10. Pour débouter le salarié de sa demande de requalification des contrats de mission dirigée contre l’entreprise de travail temporaire, l’arrêt retient que le salarié ne démontre pas le non-respect par cette dernière des prescriptions des dispositions des articles L. 1251-16 et L. 1251-17 du code du travail, lesquelles ont pour objet de garantir qu’ont été observées les conditions à défaut desquelles toute opération de prêt de main d’oeuvre est interdite. Il relève, en particulier, que l’intéressé ne justifie pas que les seize premiers contrats de mission n’ont pas été transmis dans le délai de deux jours ouvrables. Il ajoute que le salarié n’apporte pas la preuve qui lui incombe d’une entente illicite de l’entreprise de travail temporaire et de l’entreprise utilisatrice, de nature à permettre à cette dernière de contourner l’interdiction qui lui est faite de recourir au travail temporaire pour pourvoir durablement un emploi lié à son activité normale et permanente. Il en déduit que l’entreprise de travail temporaire n’est pas tenue d’assumer les conséquences de la requalification de la relation contractuelle en contrat de travail à durée indéterminée à compter du 1er août 2011.

11. En statuant ainsi, alors qu’il résultait de ses énonciations, à l’occasion de l’examen de la même demande dirigée contre l’entreprise utilisatrice, que quatre contrats de mission pour remplacement ne comportaient pas la qualification du salarié remplacé, la cour d’appel, qui n’a pas tiré les conséquences légales de ses constatations, a violé les textes susvisés.

Portée et conséquences de la cassation

12. La cassation prononcée sur le second moyen est sans incidence sur le rejet de la demande de dommages-intérêts pour préjudice d’obstruction au droit de recours à la justice, sans lien de dépendance nécessaire avec elle.

Mise hors de cause

13. La cassation prononcée sur le second moyen rend sans portée la demande de mise hors de cause de l’entreprise de travail temporaire.

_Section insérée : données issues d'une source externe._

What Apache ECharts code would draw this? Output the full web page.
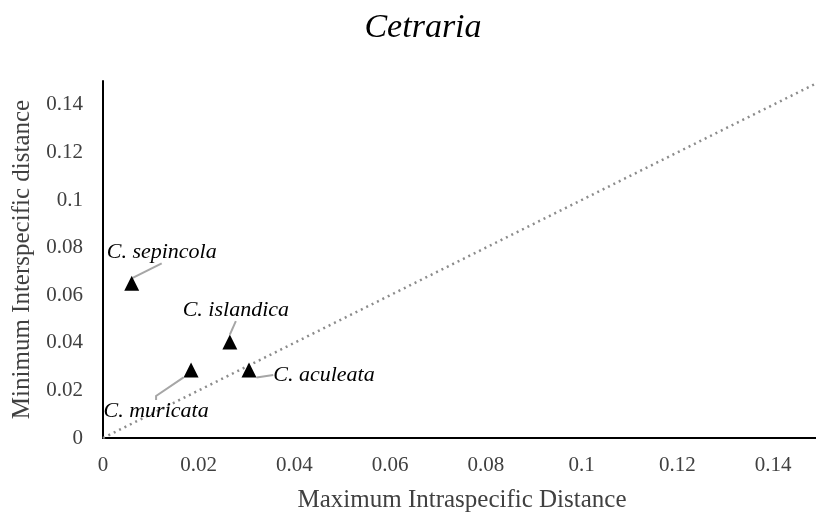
<!DOCTYPE html>
<html>
<head>
<meta charset="utf-8">
<script src="https://cdn.jsdelivr.net/npm/echarts@6/dist/echarts.min.js"></script>
<style>
  html, body { margin: 0; padding: 0; background: #fff; }
  #chart { width: 816px; height: 515px; }
</style>
</head>
<body>
<div id="chart"></div>
<script>
// species points
const species = ['C. sepincola', 'C. islandica', 'C. muricata', 'C. aculeata'];
const maxIntra = [0.006, 0.0265, 0.0184, 0.0305];
const minInter = [0.065, 0.0403, 0.0286, 0.0286];

// 1:1 reference line
const lineX = [0, 0.15];
const lineY = [0, 0.15];

// where each label sits relative to its point (px), and leader stub length
const labelShift = [[30, -31], [6, -32], [-35, 41], [75, 5]];
const leaderStub = [0, 0, 4, 0];

const serif = '"Liberation Serif", "Times New Roman", serif';
const textGrey = '#404040';

const chart = echarts.init(document.getElementById('chart'));

chart.setOption({
  animation: false,
  title: {
    text: 'Cetraria',
    left: 418,
    top: 6,
    textAlign: 'center',
    textStyle: { fontFamily: serif, fontStyle: 'italic', fontWeight: 'normal', fontSize: 34, color: '#000' }
  },
  grid: { left: 103, top: 81, width: 718, height: 357, outerBoundsMode: 'none', containLabel: false },
  xAxis: {
    type: 'value',
    min: 0,
    max: 0.15,
    interval: 0.02,
    name: 'Maximum Intraspecific Distance',
    nameLocation: 'middle',
    nameGap: 50,
    nameTextStyle: { fontFamily: serif, fontSize: 25, color: textGrey },
    axisLine: { show: true, lineStyle: { color: '#000', width: 2 } },
    axisTick: { show: false },
    splitLine: { show: false },
    axisLabel: {
      fontFamily: serif, fontSize: 21, color: textGrey, margin: 17,
      showMaxLabel: false,
      formatter: v => String(+v.toFixed(2))
    }
  },
  yAxis: {
    type: 'value',
    min: 0,
    max: 0.15,
    interval: 0.02,
    name: 'Minimum Interspecific distance',
    nameLocation: 'middle',
    nameGap: 63,
    nameTextStyle: { fontFamily: serif, fontSize: 25, color: textGrey },
    axisLine: { show: true, lineStyle: { color: '#000', width: 2 } },
    axisTick: { show: false },
    splitLine: { show: false },
    axisLabel: {
      fontFamily: serif, fontSize: 21, color: textGrey, margin: 20,
      showMaxLabel: false,
      formatter: v => String(+v.toFixed(2))
    }
  },
  series: [
    {
      type: 'line',
      data: lineX.map((x, i) => [x, lineY[i]]),
      symbol: 'none',
      lineStyle: { color: '#8c8c8c', width: 2.5, type: [2, 4] },
      z: 1
    },
    {
      type: 'scatter',
      data: maxIntra.map((x, i) => ({
        value: [x, minInter[i]],
        name: species[i],
        labelLine: { length2: leaderStub[i] }
      })),
      symbol: 'triangle',
      symbolSize: 15,
      itemStyle: { color: '#000', opacity: 1 },
      label: {
        show: true,
        position: 'inside',
        formatter: p => p.name,
        fontFamily: serif,
        fontStyle: 'italic',
        fontSize: 22,
        color: '#000'
      },
      labelLine: { show: true, lineStyle: { color: '#a6a6a6', width: 2 } },
      labelLayout: p => ({ dx: labelShift[p.dataIndex][0], dy: labelShift[p.dataIndex][1] }),
      z: 2
    }
  ]
});
</script>
</body>
</html>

14. Et il y a lieu de rejeter la demande de mise hors de cause de l’entreprise utilisatrice dont la présence devant la cour d’appel de renvoi apparaît nécessaire.

PAR CES MOTIFS, la Cour :

REJETTE les demandes de mise hors de cause ;

CASSE ET ANNULE, mais seulement en ce qu’il déboute M. [N] de ses demandes liées à la requalification des contrats de mission en un contrat à durée indéterminée et au titre de l’article l’article 700 du code de procédure civile du code de procédure civile vis-à-vis de la société Partnaire 67, l’arrêt rendu le 25 avril 2019, entre les parties, par la cour d’appel de Colmar ;

Remet, sur ces points, l’affaire et les parties dans l’état où elles se trouvaient avant cet arrêt et les renvoie devant la cour d’appel de Nancy ;

Condamne la société Partnaire 67 aux dépens ;

En application de l’article 700 du code de procédure civile, condamne la société Partnaire 67 à payer à la SCP David Gaschignard la somme de 3 000 euros et rejette le surplus des demandes ;

Dit que sur les diligences du procureur général près la Cour de cassation, le présent arrêt sera transmis pour être transcrit en marge ou à la suite de l’arrêt partiellement cassé ;

Ainsi fait et jugé par la Cour de cassation, chambre sociale, et prononcé par le président en son audience publique du vingt-six janvier deux mille vingt-deux.
MOYENS ANNEXES au présent arrêt

Moyens produits par la SCP Gaschignard, avocat aux Conseils, pour M. [N]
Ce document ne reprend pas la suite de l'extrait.